No, this is not the 1990's, module parameters do not work and are not
sustainable.  They operate on a code-level while you are modifying a
device-specific attribute here.  Please make this per-device if you
really want to be able to somehow turn this on or off.

>  * Use hotplug locks to avoid race between cpu online check and work schedule.
>  * Remove ifdefs and move to common ops.
>  * Remove unnecessary check for this configuration.
>  * Use macros for buf size instead of magic numbers.
>  * v3 - https://lore.kernel.org/lkml/20211213141013.21464-1-quic_saipraka@quicinc.com/
> 
> Changes in v3:
>  * Handle case where core0 is not online.
> 
> Changes in v2:
>  * Checkpatch warning fixes.
>  * Use of IS_ENABLED macros instead of ifdefs.
> 
> ---
>  drivers/tty/hvc/hvc_dcc.c | 177 +++++++++++++++++++++++++++++++++++++-
>  1 file changed, 174 insertions(+), 3 deletions(-)
> 
> diff --git a/drivers/tty/hvc/hvc_dcc.c b/drivers/tty/hvc/hvc_dcc.c
> index 8e0edb7d93fd..535b09441e55 100644
> --- a/drivers/tty/hvc/hvc_dcc.c
> +++ b/drivers/tty/hvc/hvc_dcc.c
> @@ -2,19 +2,35 @@
>  /* Copyright (c) 2010, 2014 The Linux Foundation. All rights reserved.  */
>  
>  #include <linux/console.h>
> +#include <linux/cpu.h>
> +#include <linux/cpumask.h>
>  #include <linux/init.h>
> +#include <linux/kfifo.h>
> +#include <linux/moduleparam.h>
>  #include <linux/serial.h>
>  #include <linux/serial_core.h>
> +#include <linux/spinlock.h>
>  
>  #include <asm/dcc.h>
>  #include <asm/processor.h>
>  
>  #include "hvc_console.h"
>  
> +static bool serialize_smp;
> +module_param(serialize_smp, bool, 0444);
> +MODULE_PARM_DESC(serialize_smp, "Serialize all DCC console input and output to CPU core 0");
> +
>  /* DCC Status Bits */
>  #define DCC_STATUS_RX		(1 << 30)
>  #define DCC_STATUS_TX		(1 << 29)
>  
> +#define DCC_INBUF_SIZE		128
> +#define DCC_OUTBUF_SIZE		1024

Why these random sizes?  Why is one bigger than the other?  Why are they
these specific numbers?

> +
> +static DEFINE_SPINLOCK(dcc_lock);

What is this locking?  Please document it (didn't checkpatch complain?)

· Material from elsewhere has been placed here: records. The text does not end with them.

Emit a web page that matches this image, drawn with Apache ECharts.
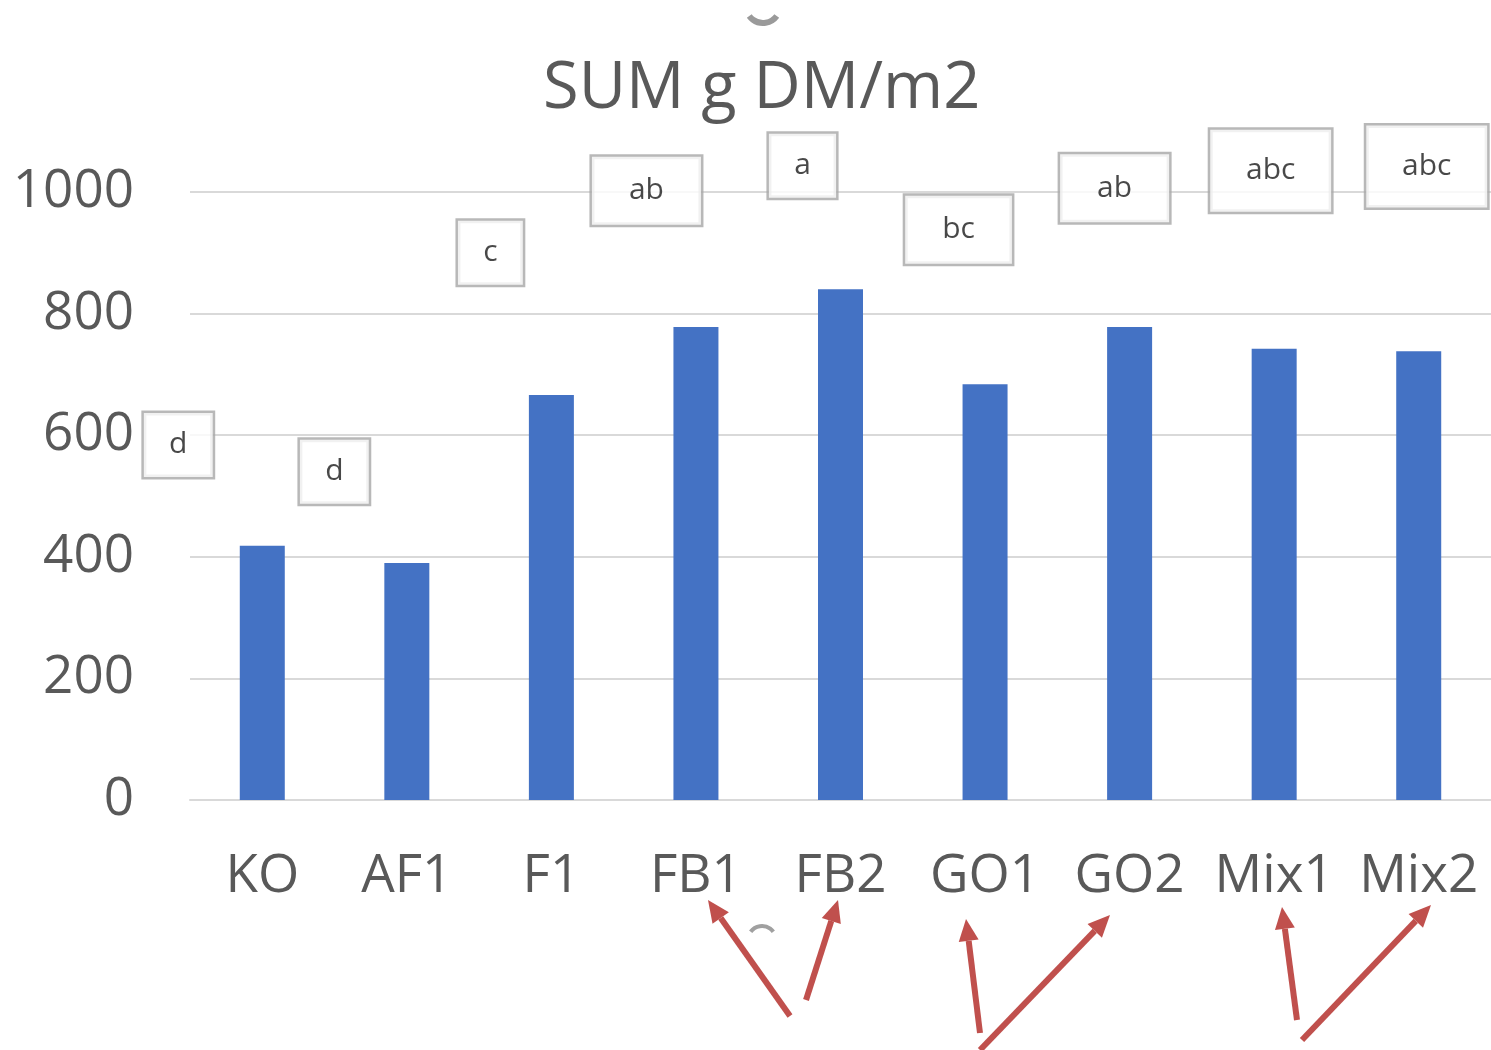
<!DOCTYPE html>
<html>
<head>
<meta charset="utf-8">
<script src="https://cdn.jsdelivr.net/npm/echarts@6/dist/echarts.min.js"></script>
<style>
  html, body { margin: 0; padding: 0; background: #fff; }
  #chart { width: 1491px; height: 1050px; }
</style>
</head>
<body>
<div id="chart"></div>
<script>
// treatments and summed dry matter
var categories = ['KO', 'AF1', 'F1', 'FB1', 'FB2', 'GO1', 'GO2', 'Mix1', 'Mix2'];
var sumDM = [418, 390, 666, 778, 840, 684, 778, 742, 738];
var yTicks = [0, 200, 400, 600, 800, 1000];

// significance letters and the height (g DM/m2) their boxes sit at
var letters = ['d', 'd', 'c', 'ab', 'a', 'bc', 'ab', 'abc', 'abc'];
var letterLevels = [584, 540, 900, 1002, 1043, 938, 1006, 1035, 1042];

var font = '"Open Sans", "Noto Sans", sans-serif';
var grey = '#595959';

// box size by number of letters
var boxW = [0, 67, 107, 121];
var boxH = [0, 64, 68, 82];

var letterData = letters.map(function (l, i) {
    var w = boxW[l.length], h = boxH[l.length];
    var tw = l.length * 16.5;
    return {
        value: [i, letterLevels[i]],
        label: {
            formatter: l,
            padding: [(h - 30) / 2, (w - tw) / 2],
            offset: [-84 + 11.5 * i, 0]
        }
    };
});

function arrow(x1, y1, x2, y2) {
    var a = Math.atan2(y2 - y1, x2 - x1);
    var len = 22, half = 10;
    var bx = x2 - len * Math.cos(a), by = y2 - len * Math.sin(a);
    var px = -Math.sin(a) * half, py = Math.cos(a) * half;
    return {
        type: 'group',
        children: [
            { type: 'line', shape: { x1: x1, y1: y1, x2: bx, y2: by },
              style: { stroke: '#c0504d', lineWidth: 6 } },
            { type: 'polygon', shape: { points: [[x2, y2], [bx + px, by + py], [bx - px, by - py]] },
              style: { fill: '#c0504d' } }
        ]
    };
}

var option = {
    backgroundColor: '#fff',
    animation: false,
    title: {
        text: 'SUM g DM/m2',
        left: 538,
        top: 52,
        textStyle: { fontFamily: font, fontSize: 65, fontWeight: 'normal', color: grey }
    },
    grid: { left: 190, right: 0, top: 192, bottom: 250, outerBoundsMode: 'none', containLabel: false },
    xAxis: {
        type: 'category',
        data: categories,
        axisTick: { show: false },
        axisLine: { lineStyle: { color: '#d9d9d9', width: 2 } },
        axisLabel: { fontFamily: font, fontSize: 53, color: grey, margin: 50, interval: 0, hideOverlap: false }
    },
    yAxis: {
        type: 'value',
        min: yTicks[0],
        max: yTicks[yTicks.length - 1],
        interval: 200,
        axisLine: { show: false },
        axisTick: { show: false },
        splitLine: { lineStyle: { color: '#d9d9d9', width: 2 } },
        axisLabel: { fontFamily: font, fontSize: 53, color: grey, margin: 56, formatter: function (v) { return String(v); } }
    },
    series: [
        {
            type: 'bar',
            data: sumDM,
            barWidth: 45,
            itemStyle: { color: '#4472c4' }
        },
        {
            type: 'scatter',
            data: letterData,
            symbolSize: 0,
            clip: false,
            z: 5,
            label: {
                show: true,
                position: 'inside',
                fontFamily: font,
                fontSize: 30,
                lineHeight: 30,
                color: '#1a1a1a',
                backgroundColor: '#fff',
                borderColor: '#a6a6a6',
                borderWidth: 2.5
            }
        }
    ],
    graphic: [
        arrow(790, 1016, 708, 900),
        arrow(806, 1000, 838, 900),
        arrow(980, 1033, 966, 919),
        arrow(980, 1050, 1110, 915),
        arrow(1297, 1020, 1282, 907),
        arrow(1302, 1040, 1431, 905),
        { type: 'arc', shape: { cx: 763, cy: 6, r: 17, startAngle: 0.2 * Math.PI, endAngle: 0.8 * Math.PI },
          style: { stroke: '#9a9a9a', lineWidth: 6, fill: null } },
        { type: 'arc', shape: { cx: 762, cy: 940, r: 14, startAngle: 1.2 * Math.PI, endAngle: 1.8 * Math.PI },
          style: { stroke: '#a0a0a0', lineWidth: 4, fill: null } }
    ]
};

var mychart = echarts.init(document.getElementById('chart'));
mychart.setOption(option);
</script>
</body>
</html>
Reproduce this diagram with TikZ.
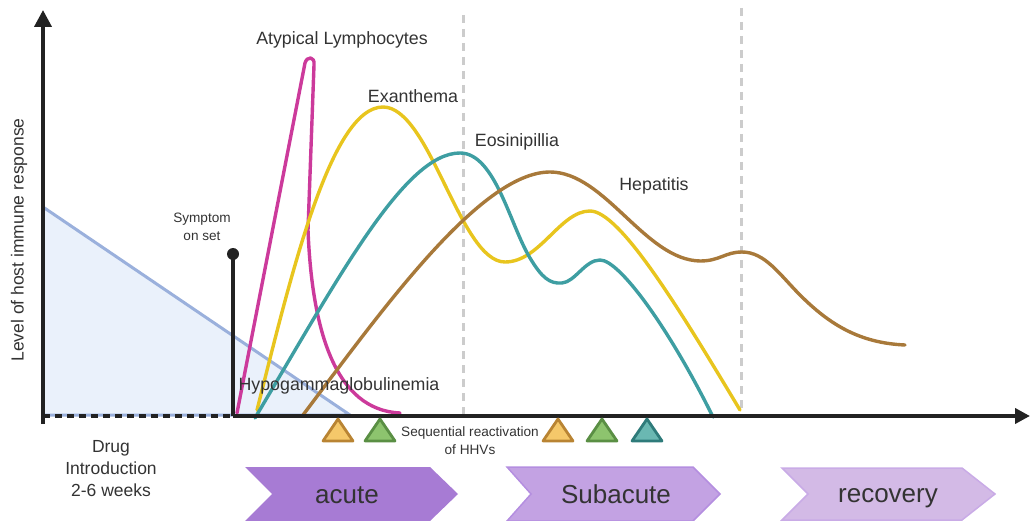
\documentclass[tikz,border=0pt]{standalone}
\usepackage{fontspec}
\setmainfont{Liberation Sans}
\usetikzlibrary{arrows.meta}
\definecolor{txt}{HTML}{333333}
\definecolor{axis}{HTML}{222222}
\definecolor{magc}{HTML}{CC3A9B}
\definecolor{yelc}{HTML}{E8C51E}
\definecolor{teac}{HTML}{3E9EA2}
\definecolor{broc}{HTML}{A8793A}
\definecolor{trif}{HTML}{EAF1FB}
\definecolor{tris}{HTML}{9AB0DC}
\definecolor{grid}{HTML}{CCCCCC}
\definecolor{orf}{HTML}{F5C86A}\definecolor{ors}{HTML}{B98433}
\definecolor{grf}{HTML}{8DC46E}\definecolor{grs}{HTML}{5A8F44}
\definecolor{tef}{HTML}{6AB8B2}\definecolor{tes}{HTML}{2E7B7A}
\definecolor{acf}{HTML}{A77BD4}
\definecolor{suf}{HTML}{C3A2E3}\definecolor{sus}{HTML}{B48EE0}
\definecolor{ref}{HTML}{D3BAE6}\definecolor{res}{HTML}{C9ABE6}
\tikzset{
  lbl/.style={text=txt,font=\fontsize{17.8}{21}\selectfont,inner sep=0pt},
  small/.style={text=txt,font=\fontsize{13.6}{18}\selectfont,inner sep=0pt,align=center},
  mid/.style={text=txt,font=\fontsize{17.5}{22}\selectfont,inner sep=0pt,align=center},
  phase/.style={text=txt,font=\fontsize{26}{30}\selectfont,inner sep=0pt,anchor=base},
  curve/.style={line width=3.4pt,line cap=round,line join=round},
  vtri/.style={line width=2.8pt,line join=round},
  ax/.style={line width=3.8pt,draw=axis},
}
\begin{document}
\begin{tikzpicture}[x=1pt,y=-1pt]
\useasboundingbox (0,0) rectangle (1030,521);
% blue triangle
\fill[trif] (43,207) -- (350,415) -- (43,415) -- cycle;
\draw[tris,line width=3pt] (43,207) -- (350,415) -- (43,415);
% dashed grey verticals
\draw[grid,line width=3pt,dash pattern=on 8pt off 6pt] (463,15) -- (463,415);
\draw[grid,line width=3pt,dash pattern=on 8pt off 6pt] (741,8) -- (741,415);
% curves
\draw[curve,magc] (237,413) -- (305,63) .. controls (307,56) and (315,56) .. (314,65) -- (308,230) .. controls (312,330) and (335,410) .. (400,413);
\draw[curve,yelc] (257,410) .. controls (290,280) and (330,107) .. (383,107)
  .. controls (430,107) and (460,262) .. (505,262)
  .. controls (540,262) and (560,211) .. (590,211)
  .. controls (620,211) and (680,310) .. (740,410);
\draw[curve,teac] (255,418) .. controls (340,275) and (405,153) .. (460,153)
  .. controls (495,153) and (510,225) .. (530,258)
  .. controls (542,278) and (550,284) .. (562,283)
  .. controls (575,282) and (585,260) .. (600,260)
  .. controls (620,260) and (670,330) .. (713,417);
\draw[curve,broc] (303,415) .. controls (380,313) and (480,172) .. (550,172)
  .. controls (605,172) and (645,260) .. (700,261)
  .. controls (720,261) and (725,252) .. (742,252)
  .. controls (765,252) and (780,275) .. (800,295)
  .. controls (830,325) and (860,343) .. (905,345);
% axes
\draw[ax,-{Triangle[length=17pt,width=17pt]}] (43,424) -- (43,10);
\draw[ax,dash pattern=on 7pt off 5pt] (43,416) -- (233,416);
\draw[ax,-{Triangle[length=15pt,width=15pt]}] (233,416) -- (1030,416);
% symptom onset
\coordinate (onsetbase) at (233,416);
\node[circle,fill=axis,minimum size=12pt,inner sep=0pt] (onset) at (233,254) {};
\draw[ax,line width=3.2pt] (onsetbase) -- (onset.center);
\node[small] (symp) at (202,227) {Symptom\\on set};
% labels
\node[lbl] (atyp) at (342,40) {Atypical Lymphocytes};
\node[lbl] (exan) at (413,96) {Exanthema};
\node[lbl] (eosi) at (517,142) {Eosinipillia};
\node[lbl] (hepa) at (654,186) {Hepatitis};
\node[lbl] (hypo) at (339,386) {Hypogammaglobulinemia};
\node[mid,rotate=90] (ylab) at (19,240) {Level of host immune response};
\node[mid] (drug) at (111,469) {Drug\\Introduction\\2-6 weeks};
% HHV triangles
\foreach \cx/\f/\s in {338/orf/ors,380/grf/grs,558/orf/ors,602/grf/grs,647/tef/tes}{
  \draw[vtri,fill=\f,draw=\s] (\cx-15,441) -- (\cx,419) -- (\cx+15,441) -- cycle;
}
\node[small] (seq) at (470,441) {Sequential reactivation\\of HHVs};
% phases
\fill[acf] (245,467) -- (430,467) -- (458,494) -- (430,521) -- (245,521) -- (272,494) -- cycle;
\node[phase] (acute) at (347,503) {acute};
\draw[fill=suf,draw=sus,line width=1.5pt] (507,467) -- (693,467) -- (720,494) -- (693,521) -- (507,521) -- (531,494) -- cycle;
\node[phase] (subacute) at (616,503) {Subacute};
\draw[fill=ref,draw=res,line width=1.5pt] (782,468) -- (962,468) -- (995,494) -- (962,520) -- (782,520) -- (808,494) -- cycle;
\node[phase] (recovery) at (888,502) {recovery};
\end{tikzpicture}
\end{document}
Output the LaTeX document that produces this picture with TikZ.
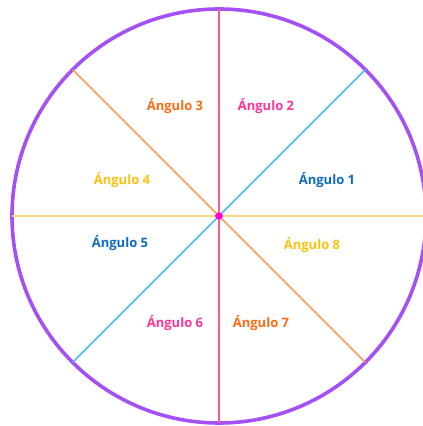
\documentclass[tikz,border=0pt]{standalone}
\usepackage{fontspec}
\setmainfont{Open Sans}
\usetikzlibrary{positioning, calc}

\definecolor{ringpurple}{HTML}{A450F5}
\definecolor{linepink}{HTML}{FF5C88}
\definecolor{lineyellow}{HTML}{FFD87A}
\definecolor{lineblue}{HTML}{4DBAF5}
\definecolor{lineorange}{HTML}{FF9A55}
\definecolor{dotmagenta}{HTML}{FF00D0}
\definecolor{txtorange}{HTML}{FF6A10}
\definecolor{txtpink}{HTML}{FF3399}
\definecolor{txtyellow}{HTML}{FFC010}
\definecolor{txtblue}{HTML}{0A6CC0}

\begin{document}
\begin{tikzpicture}[x=1pt, y=1pt,
  ring/.style={draw=ringpurple, line width=3.6pt},
  ray/.style={line width=1.7pt},
  centre/.style={circle, fill=dotmagenta, inner sep=0pt, minimum size=7.5pt},
  angl/.style={font=\fontsize{13}{15}\selectfont\bfseries, inner sep=1pt},
]

% === Frame (page size of the reference) ===
\useasboundingbox (-219,-210) rectangle (204,216);

% === Outer circle ===
\draw[ring] (0,0) circle (207);

% === Points where the rays meet the circle ===
\foreach \a in {0,45,...,315} {
  \coordinate (p\a) at (\a:207);
}

% === Centre ===
\node[centre] (o) at (0,0) {};

% === Rays (diameters) ===
\begin{scope}
  \draw[ray, lineyellow] (p180) -- (o) -- (p0);
  \draw[ray, lineblue] (p225) -- (o) -- (p45);
  \draw[ray, lineorange] (p135) -- (o) -- (p315);
  \draw[ray, linepink] (p270) -- (o) -- (p90);
\end{scope}
\node[centre] at (o) {};

% === Angle labels ===
\node[angl, text=txtblue]   (a1) at (108,36)   {Ángulo 1};
\node[angl, text=txtpink]   (a2) at (47,110)   {Ángulo 2};
\node[angl, text=txtorange] (a3) at (-44,110)  {Ángulo 3};
\node[angl, text=txtyellow] (a4) at (-97,36)   {Ángulo 4};
\node[angl, text=txtblue]   (a5) at (-99,-27)  {Ángulo 5};
\node[angl, text=txtpink]   (a6) at (-44,-107) {Ángulo 6};
\node[angl, text=txtorange] (a7) at (42,-107)  {Ángulo 7};
\node[angl, text=txtyellow] (a8) at (93,-29)   {Ángulo 8};

\end{tikzpicture}
\end{document}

> +static DEFINE_KFIFO(inbuf, unsigned char, DCC_INBUF_SIZE);
> +static DEFINE_KFIFO(outbuf, unsigned char, DCC_OUTBUF_SIZE);
> +
>  static void dcc_uart_console_putchar(struct uart_port *port, int ch)
>  {
>  	while (__dcc_getstatus() & DCC_STATUS_TX)
> @@ -67,24 +83,179 @@ static int hvc_dcc_get_chars(uint32_t vt, char *buf, int count)
>  	return i;
>  }
>  
> +/*
> + * Check if the DCC is enabled. If serialize_smp module param is enabled,
> + * then we assume then this function will be called first on core0. That way,
> + * dcc_core0_available will be true only if it's available on core0.
> + */
>  static bool hvc_dcc_check(void)
>  {
>  	unsigned long time = jiffies + (HZ / 10);
> +	static bool dcc_core0_available;
> +
> +	/*
> +	 * If we're not on core 0, but we previously confirmed that DCC is
> +	 * active, then just return true.
> +	 */
> +	if (serialize_smp && smp_processor_id() && dcc_core0_available)

Why are you checking smp_processor_id()?  Are you sure it is safe to do
that here?



> +		return true;
>  
>  	/* Write a test character to check if it is handled */
>  	__dcc_putchar('\n');
>  
>  	while (time_is_after_jiffies(time)) {
> -		if (!(__dcc_getstatus() & DCC_STATUS_TX))
> +		if (!(__dcc_getstatus() & DCC_STATUS_TX)) {
> +			dcc_core0_available = true;
>  			return true;
> +		}

That's a hard busy loop, are you sure it will always exit?